A psychology major with a concentration in neural and behavioral sciences, Stark hopes to focus her Ph.D. research on trauma recovery, specifically clearer methods of language recovery and "clinical neurorehabilitation" following stroke.
"I couldn't be more excited to spend the next 3 years at the highest ranking institution in the world," Stark writes on her blog, "surrounded by a country I love and working in a field that I truly believe will hold promise for making a difference in the lives of millions of people in the near future (stroke rehabilitation research). "
This scholarship program was set up by the Bill and Melinda Gates Foundation in October 2000 and awards each recipient a full-cost scholarship to complete a graduate degree in any subject offered at the University of Cambridge. Stark is the first Bryn Mawr student to win the scholarship, one of eight winners this year from U.S. institutions not previously represented in the group of Gates Cambridge Scholars: Brooklyn College, Reed College, Oberlin College, Occidental College, Evangel University, Montana State, Oregon State, and Bryn Mawr College. Five of these eight schools are liberal-arts colleges.
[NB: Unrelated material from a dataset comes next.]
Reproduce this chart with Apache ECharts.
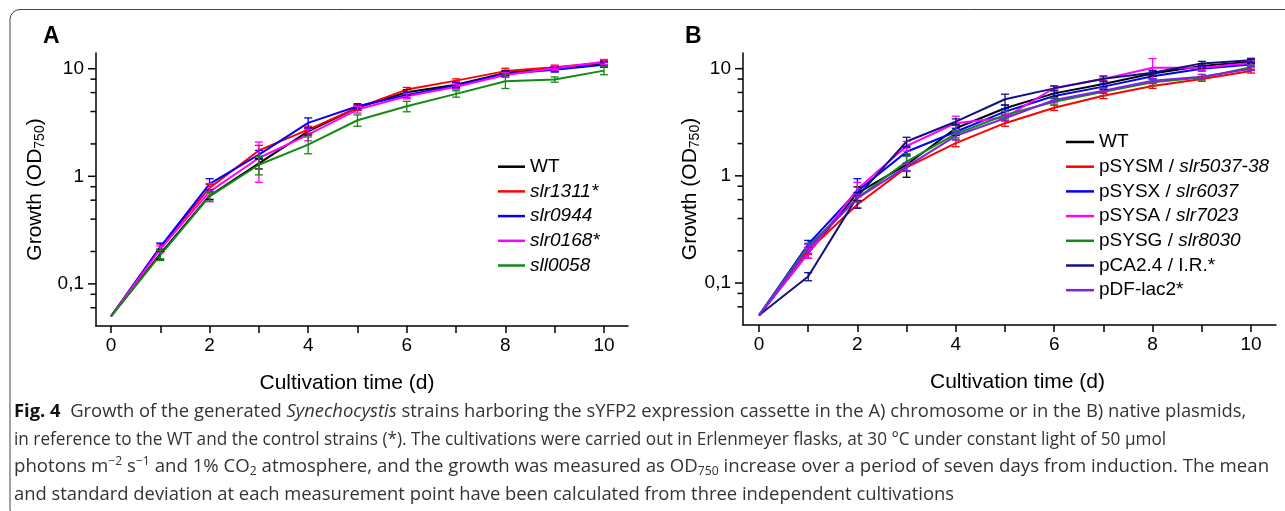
<!DOCTYPE html>
<html><head><meta charset="utf-8">
<script src="https://cdn.jsdelivr.net/npm/echarts@6/dist/echarts.min.js"></script>
<style>html,body{margin:0;padding:0;background:#fff}#c{width:1285px;height:511px}</style>
</head><body><div id="c"></div>
<script>
// ---------- data ----------
const days = [0,1,2,3,4,5,6,7,8,9,10];
const xTickValues = [0,1,2,3,4,5,6,7,8,9,10];
const xLabelValues = [0,2,4,6,8,10];
const yTickValues = [0.06,0.08,0.1,0.2,0.4,0.6,0.8,1,2,4,6,8,10];
const yMajorTicks = [0.1,1,10];

// Panel A (chromosome)
const strainsA = ['WT','slr1311*','slr0944','slr0168*','sll0058'];
const colorsA  = ['#000000','#ff0000','#0000ff','#ff00ff','#138a13'];
const A_WT      = [0.05,0.19,0.66,1.32,2.62,4.35,6.05,7.10,9.15,10.0,11.2];
const A_slr1311 = [0.05,0.22,0.78,1.74,2.72,4.35,6.40,7.75,9.50,10.3,11.4];
const A_slr0944 = [0.05,0.22,0.85,1.59,3.14,4.48,5.70,7.00,9.00,9.80,10.9];
const A_slr0168 = [0.05,0.21,0.72,1.48,2.44,4.17,5.55,6.80,8.75,10.1,11.6];
const A_sll0058 = [0.05,0.185,0.65,1.28,1.97,3.32,4.48,5.84,7.65,7.94,9.60];
const A_WT_sd      = [0,0.02,0.05,0.15,0.20,0.25,0.35,0.40,0.50,0.50,0.60];
const A_slr1311_sd = [0,0.015,0.06,0.20,0.20,0.25,0.30,0.30,0.60,0.50,0.60];
const A_slr0944_sd = [0,0.02,0.10,0.15,0.35,0.25,0.35,0.40,0.45,0.50,0.60];
const A_slr0168_sd = [0,0.015,0.14,0.60,0.30,0.30,0.30,0.35,0.45,0.45,0.60];
const A_sll0058_sd = [0,0.02,0.06,0.25,0.35,0.40,0.50,0.40,1.10,0.45,0.80];

// Panel B (native plasmids)
const strainsB = ['WT','pSYSM / slr5037-38','pSYSX / slr6037','pSYSA / slr7023','pSYSG / slr8030','pCA2.4 / I.R.*','pDF-lac2*'];
const colorsB  = ['#000000','#ff0000','#0000ff','#ff00ff','#138a13','#12127e','#7b22e6'];
const B_WT    = [0.05,0.19,0.69,1.27,2.78,4.27,5.88,7.20,9.00,10.6,11.6];
const B_pSYSM = [0.05,0.20,0.54,1.20,2.02,3.10,4.32,5.60,6.90,8.00,9.50];
const B_pSYSX = [0.05,0.23,0.72,1.68,2.58,3.97,5.56,6.80,8.50,10.0,10.95];
const B_pSYSA = [0.05,0.19,0.75,1.90,3.10,3.50,6.60,8.00,10.2,10.2,11.3];
const B_pSYSG = [0.05,0.22,0.62,1.36,2.46,3.70,4.92,6.10,7.45,8.25,10.3];
const B_pCA24 = [0.05,0.115,0.64,2.09,3.20,5.18,6.55,8.05,9.15,11.2,12.0];
const B_pDF   = [0.05,0.21,0.62,1.22,2.36,3.45,5.10,6.23,7.70,8.40,10.0];
const B_WT_sd    = [0,0.02,0.10,0.30,0.20,0.30,0.40,0.50,0.50,0.50,0.50];
const B_pSYSM_sd = [0,0.015,0.04,0.10,0.15,0.20,0.25,0.35,0.35,0.35,0.40];
const B_pSYSX_sd = [0,0.02,0.22,0.15,0.20,0.25,0.30,0.40,0.45,0.50,0.50];
const B_pSYSA_sd = [0,0.02,0.12,0.20,0.50,0.25,0.30,0.35,2.20,0.50,0.50];
const B_pSYSG_sd = [0,0.015,0.05,0.25,0.20,0.30,0.35,0.50,0.50,0.60,0.50];
const B_pCA24_sd = [0,0.01,0.06,0.20,0.20,0.60,0.35,0.50,0.50,0.50,0.50];
const B_pDF_sd   = [0,0.02,0.05,0.10,0.20,0.20,0.30,0.35,0.40,0.40,0.40];

const valuesA = [A_WT,A_slr1311,A_slr0944,A_slr0168,A_sll0058];
const sdA     = [A_WT_sd,A_slr1311_sd,A_slr0944_sd,A_slr0168_sd,A_sll0058_sd];
const valuesB = [B_WT,B_pSYSM,B_pSYSX,B_pSYSA,B_pSYSG,B_pCA24,B_pDF];
const sdB     = [B_WT_sd,B_pSYSM_sd,B_pSYSX_sd,B_pSYSA_sd,B_pSYSG_sd,B_pCA24_sd,B_pDF_sd];

// ---------- chart ----------
const FF = '"Liberation Sans", Arial, Helvetica, sans-serif';
const CF = '"Open Sans", "Noto Sans", sans-serif';

function yLabel(v){
  if (v >= 1) return String(Math.round(v));
  return String(+v.toPrecision(3)).replace('.', ',');
}

function xAxisCfg(g, min, max, pad){
  return {
    type:'value', gridIndex:g, min:min, max:max,
    axisLine:{show:true, onZero:false, lineStyle:{color:'#000', width:1.5}},
    axisTick:{show:true, customValues:xTickValues, length:7, lineStyle:{color:'#000', width:1.5}},
    axisLabel:{customValues:xLabelValues, margin:10, color:'#000', fontSize:19, fontFamily:FF},
    splitLine:{show:false},
    name:'Cultivation time (d)', nameLocation:'middle', nameGap:47, nameMoveOverlap:false,
    nameTextStyle:{color:'#000', fontSize:21, fontFamily:FF, padding:pad}
  };
}
function yAxisCfg(g, gap){
  return {
    type:'log', logBase:10, gridIndex:g, min:0.0406, max:14.0,
    axisLine:{show:true, onZero:false, lineStyle:{color:'#000', width:1.5}},
    axisTick:{show:false},
    splitLine:{show:false}, minorSplitLine:{show:false},
    axisLabel:{showMinLabel:false, showMaxLabel:false, margin:12, color:'#000', fontSize:19, fontFamily:FF, formatter:yLabel},
    name:'Growth (OD{s|750})', nameLocation:'middle', nameRotate:90, nameGap:gap, nameMoveOverlap:false,
    nameTextStyle:{color:'#000', fontSize:21, fontFamily:FF, lineHeight:24,
      rich:{s:{fontSize:14, fontFamily:FF, color:'#000', lineHeight:9, verticalAlign:'bottom'}}}
  };
}

function lineSeries(name, g, vals, color){
  return {
    type:'line', name:name, xAxisIndex:g, yAxisIndex:g, color:color,
    data: days.map((d,i)=>[d, vals[i]]),
    symbol:'none', showSymbol:false, lineStyle:{width:2, color:color}, itemStyle:{color:color},
    z:3, silent:true
  };
}
function errSeries(name, g, vals, sds, color){
  const data = [];
  days.forEach((d,i)=>{ if (sds[i] > 0) data.push([d, vals[i]-sds[i], vals[i]+sds[i]]); });
  return {
    type:'custom', name:name + ' SD', xAxisIndex:g, yAxisIndex:g, silent:true, z:4,
    data:data, encode:{x:0, y:[1,2]},
    renderItem:function(params, api){
      const x = api.value(0);
      const lo = api.coord([x, api.value(1)]);
      const hi = api.coord([x, api.value(2)]);
      const w = 4;
      const st = {stroke:color, lineWidth:1.3};
      return {type:'group', children:[
        {type:'line', shape:{x1:lo[0], y1:lo[1], x2:hi[0], y2:hi[1]}, style:st},
        {type:'line', shape:{x1:lo[0]-w, y1:lo[1], x2:lo[0]+w, y2:lo[1]}, style:st},
        {type:'line', shape:{x1:hi[0]-w, y1:hi[1], x2:hi[0]+w, y2:hi[1]}, style:st}
      ]};
    }
  };
}
function yTickSeries(g){
  return {
    type:'custom', xAxisIndex:g, yAxisIndex:g, silent:true, z:5,
    data: yTickValues.map(v=>[0, v]),
    renderItem:function(params, api){
      const v = api.value(1);
      const y = api.coord([0, v])[1];
      const x0 = params.coordSys.x;
      const len = yMajorTicks.indexOf(v) >= 0 ? 8 : 5.5;
      return {type:'line', shape:{x1:x0-len, y1:y, x2:x0, y2:y}, style:{stroke:'#000', lineWidth:1.5}};
    }
  };
}

const series = [];
strainsA.forEach((n,i)=>series.push(lineSeries(n, 0, valuesA[i], colorsA[i])));
strainsB.forEach((n,i)=>series.push(lineSeries(n, 1, valuesB[i], colorsB[i])));
strainsA.forEach((n,i)=>series.push(errSeries(n, 0, valuesA[i], sdA[i], colorsA[i])));
strainsB.forEach((n,i)=>series.push(errSeries(n, 1, valuesB[i], sdB[i], colorsB[i])));
series.push(yTickSeries(0));
series.push(yTickSeries(1));

const legendText = {fontSize:19, fontFamily:FF, color:'#000', lineHeight:20,
  rich:{i:{fontStyle:'italic', fontSize:19, fontFamily:FF, color:'#000', lineHeight:20}}};

const capBase = {fontSize:18.4, fontFamily:CF, fill:'#333', lineHeight:22};
const capRich = {
  b:{fontWeight:'bold', fontSize:18.4, fontFamily:CF, fill:'#111', lineHeight:22},
  i:{fontStyle:'italic', fontSize:18.4, fontFamily:CF, fill:'#333', lineHeight:22},
  sup:{fontSize:12, fontFamily:CF, fill:'#333', lineHeight:12, verticalAlign:'top'},
  sub:{fontSize:12, fontFamily:CF, fill:'#333', lineHeight:8, verticalAlign:'bottom'}
};
const captionLines = [
  '{b|Fig. 4}  Growth of the generated {i|Synechocystis} strains harboring the sYFP2 expression cassette in the A) chromosome or in the B) native plasmids,',
  'in reference to the WT and the control strains (*). The cultivations were carried out in Erlenmeyer flasks, at 30 °C under constant light of 50 µmol',
  'photons m{sup|−2} s{sup|−1} and 1% CO{sub|2} atmosphere, and the growth was measured as OD{sub|750} increase over a period of seven days from induction. The mean',
  'and standard deviation at each measurement point have been calculated from three independent cultivations'
];
const captionY = [412, 440, 467, 495];
const captionScaleX = [1.0, 0.935, 1.013, 1.0];

const graphic = [
  {type:'rect', silent:true, shape:{x:10, y:9.5, width:1400, height:510, r:10}, style:{fill:'none', stroke:'#444', lineWidth:1}},
  {type:'text', silent:true, x:43, y:37, style:{text:'A', fontSize:23, fontWeight:'bold', fontFamily:FF, fill:'#000', verticalAlign:'middle'}},
  {type:'text', silent:true, x:685, y:37, style:{text:'B', fontSize:23, fontWeight:'bold', fontFamily:FF, fill:'#000', verticalAlign:'middle'}}
];
captionLines.forEach((t,i)=>{
  graphic.push({type:'text', silent:true, x:14, y:captionY[i], scaleX:captionScaleX[i],
    style:Object.assign({text:t, verticalAlign:'middle', rich:capRich}, capBase)});
});

const option = {
  animation:false,
  backgroundColor:'#fff',
  grid:[
    {left:96, top:53, width:532, height:273, outerBoundsMode:'none', containLabel:false},
    {left:743, top:53, width:533, height:272, outerBoundsMode:'none', containLabel:false}
  ],
  xAxis:[ xAxisCfg(0, -0.304, 10.487, [0,30,0,0]), xAxisCfg(1, -0.325, 10.508, [0,0,0,16]) ],
  yAxis:[ yAxisCfg(0, 49), yAxisCfg(1, 41) ],
  legend:[
    {data:strainsA, orient:'vertical', left:498, top:156.7, padding:0, itemWidth:27, itemHeight:2.5, itemGap:4.7,
     icon:'rect', selectedMode:false, textStyle:legendText,
     formatter:n => n === 'WT' ? 'WT' : '{i|' + n + '}'},
    {data:strainsB, orient:'vertical', left:1066, top:132, padding:0, itemWidth:28, itemHeight:2.5, itemGap:4.7,
     icon:'rect', selectedMode:false, textStyle:legendText,
     formatter:n => n.replace(/ \/ (slr\S+)/, ' / {i|$1}')}
  ],
  graphic:graphic,
  series:series
};

const chart = echarts.init(document.getElementById('c'), null, {renderer:'canvas'});
chart.setOption(option);
</script>
</body></html>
Stark is one of 40 U.S. Gates Cambridge Scholars to be named in 2012, and 50 more will be chosen internationally. The 40 U.S. winners are chosen from a pool of around 750 applicants: outstanding academic merit, a strong sense of leadership, and a desire to better the lives of others are key selection criteria. There are currently 235 Gates Scholars from 60 countries studying in Cambridge.
After the finalist email arrived in her inbox in late December, Stark traveled to San Francisco for her 25-minute interview with the biological-sciences panel. "Who knew that talking about oneself could be so difficult? Paraphrasing a life into 25 minutes is a feat," says Stark.
Though Stark was confident about her interview and felt she conveyed herself enthusiastically and as a person who was eager for knowledge, she wasn't sure what would come of it. "It's one of those things where you stop and say, did that just happen?" says Stark. "I didn't feel like I was going to necessarily get the scholarship, but I did feel as if I had a fighting chance, albeit a small one."
Four days later, Stark was notified that she had been selected for the scholarship.
Along with her time studying the sciences, Stark is a committed disabilities advocate, volunteer and youth leader, as well as an athlete. She currently sits on Leadership Team of the American Red Cross National Youth Council, where she helps build local and national communication among youth. She has also worked as a personal-care provider for people with disabilities. An experienced coxswain, Stark served as the Men's First Boat Coxswain at the University of Oxford-St. Anne's College, England, during her junior year abroad and as co-captain of therowing team at Bryn Mawr.